The simplest way to forecast the project duration is to divide the originally planned duration by the calculated SPI. However, this calculation only gives a rough estimate and is not very reliable because it does not take into account interdependencies between activities and, for example, resource availability. You will get more reliable forecasts, if you carry out a forecast in combination with the network planning technique or the critical path method.

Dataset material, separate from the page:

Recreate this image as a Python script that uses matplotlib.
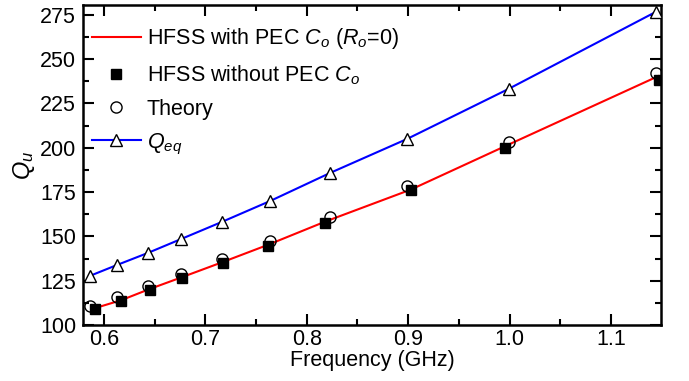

7. Interpret the key figures

Visual presentations are usually easier to understand and provide a better overview than tables. For this reason, you can also show the development of the values over time in line diagrams. By following the course of the lines, you and everyone to whom you present the analysis can see at a glance whether the planned and actual values correspond and how the costs and schedules behave. You can also see the effectiveness of control measures you have taken in the past in such a diagram.

8. Take measures

If the determined values deviate strongly from the planned values, you should try to find out the cause and take measures against it.

Overview of terms

AC (Actual Cost)

CPI (Cost Performance Index)

CV (Cost Variance)

EAC (Estimate at Completion)

EC (Estimated Completion)

EV (Earned Value)

PC (Percent Complete)

PV (Planned Value)

SPI (Schedule Performance Index)

SV (Schedule Variance)

Overview of formulas

EV = PV * PC

CPI = EV / AC
CPI > 1: on budget
CPI < 1: over budget

CV = EV – AC

SPI = EV / PV
SPI > 1: on plan
SPI < 1: behind plan

SV = EV – PV

EAC:
No further variances: AC + (PV – EV)
Variances remain constant: PV / CPI

EC = planned duration / SPI

 

Advantages

  • the completed work is evaluated on the basis of the originally planned and actual costs
  • provides a snapshot of the project status in terms of time and cost at the selected point in time
  • the future development of the project can be forecast with the EVA
  • the method is objective and fully comprehensible
  • projects can be compared with each other

Disadvantages

  • EVA does not provide any information on the quality of the work done.
  • the calculations are time-consuming unless they are calculated automatically in project management software
  • ensuring that the data is up-to-date and of high quality requires more effort
  • the estimation of the degree of completion can be erroneous, as it is partly based on personal assessments
  • the interpretation of the key figures requires experience
  • it can only be used for projects with a clearly defined scope of work and requires a high degree of project maturity.

Conclusion

Earned Value Analysis is a very valuable tool to monitor and control projects as well as an early warning system for schedule and cost variances. However, many project managers are put off by the many key figures and formulas. Good project management software determines all key figures automatically and thus provides you with a valuable overview of your project status at any time as well as with meaningful forecasts for the further development of your projects.